Tuesday, September 16, 2014

Poem of the week: The Sea and the Skylark by Gerard Manley Hopkins

These ringing lines register the complex music of nature heard from the Welsh coast, set against the ‘sordid’ human world



North Wales coast
'Cheer and charm of earth’s past prime' … a man stands on a Welsh coastal path. Photograph: Alamy
Gerard Manley Hopkins was inspired by “the charm and instress of Wales” and also by the Welsh poetic device known as cynghanedd. In 1877, the year of his ordination, he wrote a number of ground-breaking, almost ode-like sonnets, among them this week’s poem The Sea and the Skylark.
Spatial and sensory location are important at the start of the octet. The speaker is standing on or beside the beach at Rhyl, the seaside town in north Wales where the sonnet’s first draft was written. With a sense of double-occasion, he hears the sea on his right and the lark-song rising from the meadowland on his left. The registering of these complex sounds requires two ears – and, from the diction, all the range of polyphonic effects it can dispense.
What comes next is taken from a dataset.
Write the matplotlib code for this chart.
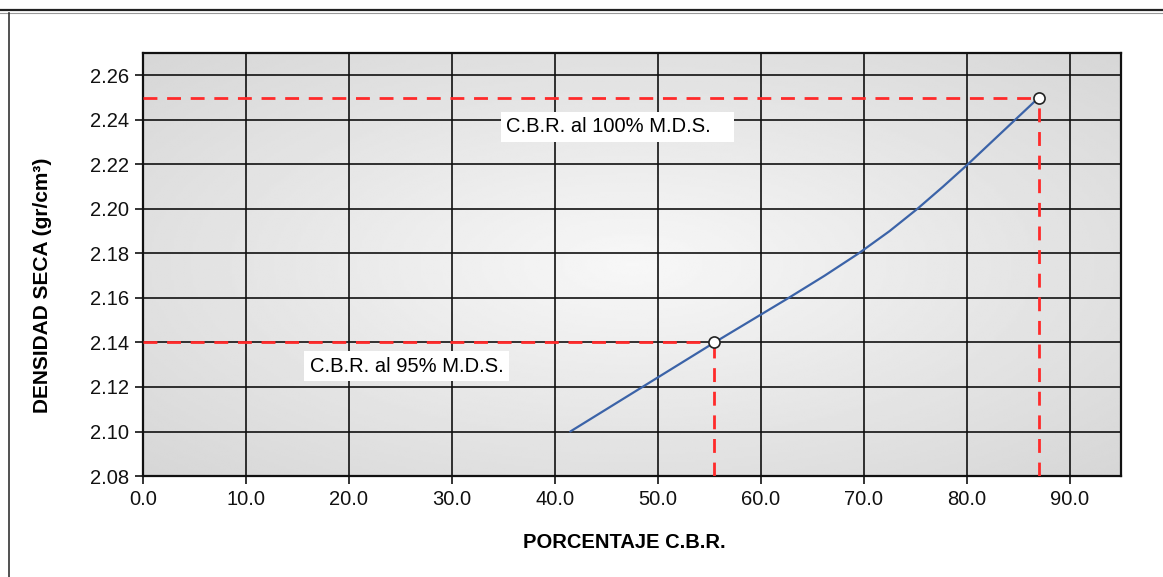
import numpy as np
import matplotlib.pyplot as plt
from matplotlib.lines import Line2D

plt.rcParams['font.family'] = ['Liberation Sans', 'DejaVu Sans']

# CBR curve (percent CBR vs dry density)
cbr = [41.5, 45.0, 48.5, 52.0, 55.5, 59.1, 62.7, 66.2, 69.5, 72.5, 75.2, 77.7, 80.1, 82.4, 84.7, 87.0]
density = [2.100, 2.110, 2.120, 2.130, 2.140, 2.150, 2.160, 2.170, 2.180, 2.190,
           2.200, 2.210, 2.220, 2.230, 2.240, 2.250]

# Reference points at 95% and 100% of max dry density
ref_cbr = [55.5, 87.0]
ref_density = [2.14, 2.25]
ref_labels = ["C.B.R. al 95% M.D.S.", "C.B.R. al 100% M.D.S."]

xticks = [0, 10, 20, 30, 40, 50, 60, 70, 80, 90]
yticks = [2.08, 2.10, 2.12, 2.14, 2.16, 2.18, 2.20, 2.22, 2.24, 2.26]
xlim = (0, 95)
ylim = (2.08, 2.27)

fig = plt.figure(figsize=(11.63, 5.77), dpi=100)

# page frame
fig.add_artist(Line2D([0.0, 1.0], [0.982, 0.982], color='#222222', lw=1.6))
fig.add_artist(Line2D([0.0, 1.0], [0.978, 0.978], color='#999999', lw=0.8))
fig.add_artist(Line2D([0.0079, 0.0079], [0.0, 0.978], color='#333333', lw=1.2))

ax = fig.add_axes([0.123, 0.175, 0.841, 0.733])

# radial gradient plot background
gx, gy = np.meshgrid(np.linspace(-1, 1, 400), np.linspace(-1, 1, 200))
r = np.sqrt(gx ** 2 + gy ** 2) / np.sqrt(2)
shade = 0.97 - 0.13 * r
ax.imshow(shade, cmap='gray', vmin=0, vmax=1, extent=(*xlim, *ylim),
          aspect='auto', origin='lower', zorder=0, interpolation='bilinear')

ax.set_xlim(*xlim)
ax.set_ylim(*ylim)
ax.set_xticks(xticks)
ax.set_yticks(yticks)
ax.set_xticklabels([f"{v:.1f}" for v in xticks])
ax.set_yticklabels([f"{v:.2f}" for v in yticks])
ax.grid(True, color='#111111', lw=1.2, zorder=1)
ax.set_axisbelow(False)
for s in ax.spines.values():
    s.set_linewidth(1.6)
    s.set_color('#111111')
ax.tick_params(axis='both', direction='out', length=6, width=1.2,
               labelsize=14.5, colors='#111111', pad=4)

# dashed guides to the axes
for xc, yc in zip(ref_cbr, ref_density):
    ax.plot([xlim[0], xc], [yc, yc], color='#ff2a2a', lw=2, ls=(0, (5, 3.5)), zorder=3)
    ax.plot([xc, xc], [ylim[0], yc], color='#ff2a2a', lw=2, ls=(0, (5, 3.5)), zorder=3)

ax.plot(cbr, density, color='#3b63a8', lw=1.6, zorder=4, solid_capstyle='round',
        solid_joinstyle='round')
ax.plot(ref_cbr, ref_density, 'o', ms=8, mfc='white', mec='#222222', mew=1.2, zorder=5)

ax.text(16.2, 2.1294, ref_labels[0], fontsize=14.5, ha='left', va='center', zorder=6,
        bbox=dict(facecolor='white', edgecolor='none', pad=4))
ax.text(35.3, 2.2369, ref_labels[1] + "   ", fontsize=14.5, ha='left', va='center', zorder=6,
        bbox=dict(facecolor='white', edgecolor='none', pad=4))

fig.text(624 / 1163, 1 - 542 / 577, "PORCENTAJE C.B.R.", fontsize=14.5,
         fontweight='bold', ha='center', va='center')
fig.text(43 / 1163, 1 - 285 / 577, "DENSIDAD SECA (gr/cm³)", fontsize=15,
         fontweight='bold', ha='center', va='center', rotation=90)

fig.savefig('out.png', dpi=100)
An arrestingly discordant word-doubling in the first line (“ear and ear” and the homonym of “two noises too old”) is further complicated by the “en” echo across the line-break: “end/Trench … ”. Used as an intransitive verb, “trench” is dramatic, and the dash-enhanced caesura seems to increase the depth of the cut incised. The sea itself makes a divided noise, as “a flood or a fall”, with the heavy, pebbly harshness of “right”, “tide”, “ramps” suggesting the incoming tide, and a gentler consonantal strand depicting the “low lull-off” as the tide retreats. That the process is continuous and endless is beautifully conveyed in the present participle “frequenting”. The sea and the moon are almost personified, but Hopkins challenges poetic convention as he flirts with it, weaving into two lines the aural complexity of a five-part fugue.